» **Task statement**: Write out each line that follows exactly as it stands, without the pictures.

» **Collected data**:
════════
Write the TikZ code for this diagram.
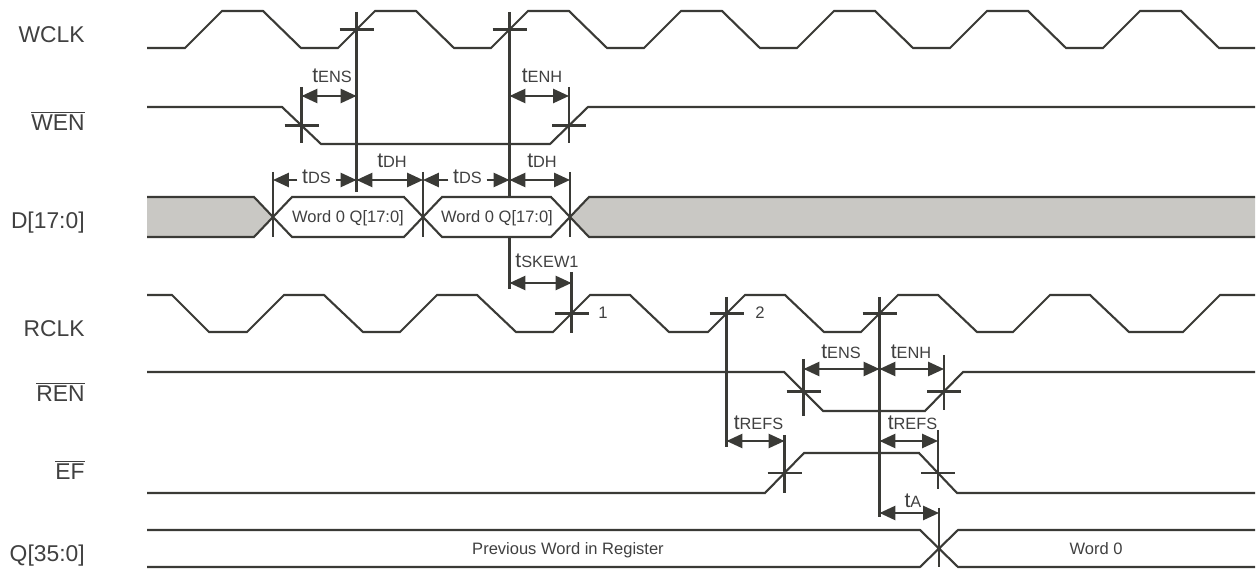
\documentclass[tikz,border=0pt]{standalone}
\usepackage{fontspec}
\setmainfont{Liberation Sans}
\usepackage{tikz}
\usetikzlibrary{arrows.meta}
\definecolor{ink}    {HTML}{3A3A36}
\definecolor{txt}    {HTML}{404040}
\definecolor{busfill}{HTML}{C9C8C4}
\newcommand\tsub[1]{{\fontsize{12}{13}\selectfont t}{\fontsize{9.3}{10}\selectfont #1}}
\newcommand\ovl[1]{$\overline{\mbox{#1}}$}
\tikzset{
  >={Triangle[length=9pt,width=8pt]},
  % --- lines
  sig/.style    = {line width=1.2pt, draw=ink, line join=miter},
  bus/.style    = {sig, fill=busfill},
  word/.style   = {sig, fill=white},
  dimarr/.style = {sig, <->},
  onearr/.style = {sig, ->},
  % --- text
  lbl/.style    = {font=\fontsize{13}{14}\selectfont, text=txt, anchor=base east, inner sep=0pt},
  tl/.style     = {font=\fontsize{12}{13}\selectfont, text=txt, anchor=base, inner sep=0pt},
  tlg/.style    = {tl, inner xsep=2.5pt},
  wtxt/.style   = {font=\fontsize{9.4}{11}\selectfont, text=txt, anchor=base, inner sep=0pt},
  num/.style    = {font=\fontsize{9.5}{10}\selectfont, text=txt, inner sep=0pt},
}
\begin{document}
\begin{tikzpicture}[x=0.02cm,y=-0.02cm]
  \useasboundingbox (0,0) rectangle (1258,570);
  % --- signal names
  \node[lbl] (lwclk) at (85,43)  {WCLK};
  \node[lbl] (lwen)  at (85,131) {\ovl{WEN}};
  \node[lbl] (ld)    at (85,229) {D[17:0]};
  \node[lbl] (lrclk) at (85,337) {RCLK};
  \node[lbl] (lren)  at (85,402) {\ovl{REN}};
  \node[lbl] (lef)   at (85,480) {\ovl{EF}};
  \node[lbl] (lq)    at (85,562) {Q[35:0]};

  % --- waveforms
  \draw[sig] (147,48) \foreach \r in {185,338,491,644,797,950,1103}
    {-- (\r,48) -- (\r+37,11) -- (\r+78,11) -- (\r+116,48)} -- (1255,48);
  \draw[sig] (147,107) -- (282,107) -- (321,144) -- (550,144) -- (588,107) -- (1255,107);
  \draw[sig] (147,295) -- (172,295) -- (209,332) \foreach \r in {247,400,553,708,861,1013}
    {-- (\r,332) -- (\r+37,295) -- (\r+77,295) -- (\r+116,332)} -- (1183,332) -- (1220,295) -- (1255,295);
  \draw[sig] (147,372) -- (784,372) -- (823,411) -- (925,411) -- (963,372) -- (1255,372);
  \draw[sig] (147,493) -- (765,493) -- (804,453) -- (919,453) -- (957,493) -- (1255,493);

  % --- crosshairs on the edges
  \foreach \n/\x/\y/\ytop/\ybot in {wa/356.5/29.5/12/192, wb/509.5/29.5/12/289,
      wf/301.5/125.5/87/143, wr/569/125.5/87/143, ra/571.5/313.5/272/333,
      rb/726.5/313.5/297/447, rc/879.5/313.5/297/517, nf/803.5/391.5/359/416,
      nr/944/391.5/355/410, ef/784.5/473/435/493, eg/938/473/430/489}
  { \coordinate (\n) at (\x,\y);
    \draw[sig] (\x-17,\y) -- (\x+17,\y) (\x,\ytop) -- (\x,\ybot); }

  % --- buses
  \draw[bus] (147,197) -- (254,197) -- (273,217) -- (254,237) -- (147,237);
  \draw[word] (273,217) -- (292,197) -- (404,197) -- (423,217) -- (404,237) -- (292,237) -- cycle;
  \draw[word] (423,217) -- (442,197) -- (551,197) -- (570,217) -- (551,237) -- (442,237) -- cycle;
  \draw[bus] (1255,197) -- (589,197) -- (570,217) -- (589,237) -- (1255,237);
  \node[wtxt] (w1) at (348,223) {Word 0 Q[17:0]};
  \node[wtxt] (w2) at (497,223) {Word 0 Q[17:0]};
  \draw[sig] (147,530) -- (920,530) -- (958,567) -- (1255,567)
             (147,567) -- (920,567) -- (958,530) -- (1255,530);
  \node[wtxt] (qprev) at (568,555)  {Previous Word in Register};
  \node[wtxt] (qw0)   at (1096,555) {Word 0};
  \foreach \n/\x/\ytop/\ybot in {d0/273/172/237, d1/423/172/237, d2/570/172/237, q0/939/508/567}
  { \coordinate (\n) at (\x,\ytop);
    \draw[sig] (\x,\ytop) -- (\x,\ybot); }

  % --- timing parameters
  \draw[dimarr] (wf |- 0,96) -- (wa |- 0,96);
  \node[tl] (tens1) at (332,83) {\tsub{ENS}};
  \draw[dimarr] (wb |- 0,96) -- (wr |- 0,96);
  \node[tl] (tenh1) at (542,83) {\tsub{ENH}};
  \node[tlg] (tds1) at (316.5,184) {\tsub{DS}};
  \draw[onearr] (tds1.west |- 0,180) -- (d0 |- 0,180);
  \draw[onearr] (tds1.east |- 0,180) -- (wa |- 0,180);
  \draw[dimarr] (wa |- 0,180) -- (d1 |- 0,180);
  \node[tl] (tdh1) at (392,168) {\tsub{DH}};
  \node[tlg] (tds2) at (467.5,184) {\tsub{DS}};
  \draw[onearr] (tds2.west |- 0,180) -- (d1 |- 0,180);
  \draw[onearr] (tds2.east |- 0,180) -- (wb |- 0,180);
  \draw[dimarr] (wb |- 0,180) -- (d2 |- 0,180);
  \node[tl] (tdh2) at (542,168) {\tsub{DH}};
  \draw[dimarr] (wb |- 0,283) -- (ra |- 0,283);
  \node[tl] (tskew) at (547,268) {\tsub{SKEW1}};
  \draw[dimarr] (nf |- 0,369) -- (rc |- 0,369);
  \node[tl] (tens2) at (841,359) {\tsub{ENS}};
  \draw[dimarr] (rc |- 0,369) -- (nr |- 0,369);
  \node[tl] (tenh2) at (911,359) {\tsub{ENH}};
  \draw[dimarr] (rb |- 0,441) -- (ef |- 0,441);
  \node[tl] (trefs1) at (758.5,430) {\tsub{REFS}};
  \draw[dimarr] (rc |- 0,441) -- (eg |- 0,441);
  \node[tl] (trefs2) at (912.5,430) {\tsub{REFS}};
  \draw[dimarr] (rc |- 0,513) -- (q0 |- 0,513);
  \node[tl] (ta) at (913,508) {\tsub{A}};
  \node[num] (n1) at (603,313) {1};
  \node[num] (n2) at (760,313) {2};
\end{tikzpicture}
\end{document}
════════
» **Expected answer**:
Write the TikZ code for this diagram.
\documentclass[tikz,border=0pt]{standalone}
\usepackage{fontspec}
\setmainfont{Liberation Sans}
\usepackage{tikz}
\usetikzlibrary{arrows.meta}
\definecolor{ink}    {HTML}{3A3A36}
\definecolor{txt}    {HTML}{404040}
\definecolor{busfill}{HTML}{C9C8C4}
\newcommand\tsub[1]{{\fontsize{12}{13}\selectfont t}{\fontsize{9.3}{10}\selectfont #1}}
\newcommand\ovl[1]{$\overline{\mbox{#1}}$}
\tikzset{
  >={Triangle[length=9pt,width=8pt]},
  % --- lines
  sig/.style    = {line width=1.2pt, draw=ink, line join=miter},
  bus/.style    = {sig, fill=busfill},
  word/.style   = {sig, fill=white},
  dimarr/.style = {sig, <->},
  onearr/.style = {sig, ->},
  % --- text
  lbl/.style    = {font=\fontsize{13}{14}\selectfont, text=txt, anchor=base east, inner sep=0pt},
  tl/.style     = {font=\fontsize{12}{13}\selectfont, text=txt, anchor=base, inner sep=0pt},
  tlg/.style    = {tl, inner xsep=2.5pt},
  wtxt/.style   = {font=\fontsize{9.4}{11}\selectfont, text=txt, anchor=base, inner sep=0pt},
  num/.style    = {font=\fontsize{9.5}{10}\selectfont, text=txt, inner sep=0pt},
}
\begin{document}
\begin{tikzpicture}[x=0.02cm,y=-0.02cm]
  \useasboundingbox (0,0) rectangle (1258,570);
  % --- signal names
  \node[lbl] (lwclk) at (85,43)  {WCLK};
  \node[lbl] (lwen)  at (85,131) {\ovl{WEN}};
  \node[lbl] (ld)    at (85,229) {D[17:0]};
  \node[lbl] (lrclk) at (85,337) {RCLK};
  \node[lbl] (lren)  at (85,402) {\ovl{REN}};
  \node[lbl] (lef)   at (85,480) {\ovl{EF}};
  \node[lbl] (lq)    at (85,562) {Q[35:0]};

  % --- waveforms
  \draw[sig] (147,48) \foreach \r in {185,338,491,644,797,950,1103}
    {-- (\r,48) -- (\r+37,11) -- (\r+78,11) -- (\r+116,48)} -- (1255,48);
  \draw[sig] (147,107) -- (282,107) -- (321,144) -- (550,144) -- (588,107) -- (1255,107);
  \draw[sig] (147,295) -- (172,295) -- (209,332) \foreach \r in {247,400,553,708,861,1013}
    {-- (\r,332) -- (\r+37,295) -- (\r+77,295) -- (\r+116,332)} -- (1183,332) -- (1220,295) -- (1255,295);
  \draw[sig] (147,372) -- (784,372) -- (823,411) -- (925,411) -- (963,372) -- (1255,372);
  \draw[sig] (147,493) -- (765,493) -- (804,453) -- (919,453) -- (957,493) -- (1255,493);

  % --- crosshairs on the edges
  \foreach \n/\x/\y/\ytop/\ybot in {wa/356.5/29.5/12/192, wb/509.5/29.5/12/289,
      wf/301.5/125.5/87/143, wr/569/125.5/87/143, ra/571.5/313.5/272/333,
      rb/726.5/313.5/297/447, rc/879.5/313.5/297/517, nf/803.5/391.5/359/416,
      nr/944/391.5/355/410, ef/784.5/473/435/493, eg/938/473/430/489}
  { \coordinate (\n) at (\x,\y);
    \draw[sig] (\x-17,\y) -- (\x+17,\y) (\x,\ytop) -- (\x,\ybot); }

  % --- buses
  \draw[bus] (147,197) -- (254,197) -- (273,217) -- (254,237) -- (147,237);
  \draw[word] (273,217) -- (292,197) -- (404,197) -- (423,217) -- (404,237) -- (292,237) -- cycle;
  \draw[word] (423,217) -- (442,197) -- (551,197) -- (570,217) -- (551,237) -- (442,237) -- cycle;
  \draw[bus] (1255,197) -- (589,197) -- (570,217) -- (589,237) -- (1255,237);
  \node[wtxt] (w1) at (348,223) {Word 0 Q[17:0]};
  \node[wtxt] (w2) at (497,223) {Word 0 Q[17:0]};
  \draw[sig] (147,530) -- (920,530) -- (958,567) -- (1255,567)
             (147,567) -- (920,567) -- (958,530) -- (1255,530);
  \node[wtxt] (qprev) at (568,555)  {Previous Word in Register};
  \node[wtxt] (qw0)   at (1096,555) {Word 0};
  \foreach \n/\x/\ytop/\ybot in {d0/273/172/237, d1/423/172/237, d2/570/172/237, q0/939/508/567}
  { \coordinate (\n) at (\x,\ytop);
    \draw[sig] (\x,\ytop) -- (\x,\ybot); }

  % --- timing parameters
  \draw[dimarr] (wf |- 0,96) -- (wa |- 0,96);
  \node[tl] (tens1) at (332,83) {\tsub{ENS}};
  \draw[dimarr] (wb |- 0,96) -- (wr |- 0,96);
  \node[tl] (tenh1) at (542,83) {\tsub{ENH}};
  \node[tlg] (tds1) at (316.5,184) {\tsub{DS}};
  \draw[onearr] (tds1.west |- 0,180) -- (d0 |- 0,180);
  \draw[onearr] (tds1.east |- 0,180) -- (wa |- 0,180);
  \draw[dimarr] (wa |- 0,180) -- (d1 |- 0,180);
  \node[tl] (tdh1) at (392,168) {\tsub{DH}};
  \node[tlg] (tds2) at (467.5,184) {\tsub{DS}};
  \draw[onearr] (tds2.west |- 0,180) -- (d1 |- 0,180);
  \draw[onearr] (tds2.east |- 0,180) -- (wb |- 0,180);
  \draw[dimarr] (wb |- 0,180) -- (d2 |- 0,180);
  \node[tl] (tdh2) at (542,168) {\tsub{DH}};
  \draw[dimarr] (wb |- 0,283) -- (ra |- 0,283);
  \node[tl] (tskew) at (547,268) {\tsub{SKEW1}};
  \draw[dimarr] (nf |- 0,369) -- (rc |- 0,369);
  \node[tl] (tens2) at (841,359) {\tsub{ENS}};
  \draw[dimarr] (rc |- 0,369) -- (nr |- 0,369);
  \node[tl] (tenh2) at (911,359) {\tsub{ENH}};
  \draw[dimarr] (rb |- 0,441) -- (ef |- 0,441);
  \node[tl] (trefs1) at (758.5,430) {\tsub{REFS}};
  \draw[dimarr] (rc |- 0,441) -- (eg |- 0,441);
  \node[tl] (trefs2) at (912.5,430) {\tsub{REFS}};
  \draw[dimarr] (rc |- 0,513) -- (q0 |- 0,513);
  \node[tl] (ta) at (913,508) {\tsub{A}};
  \node[num] (n1) at (603,313) {1};
  \node[num] (n2) at (760,313) {2};
\end{tikzpicture}
\end{document}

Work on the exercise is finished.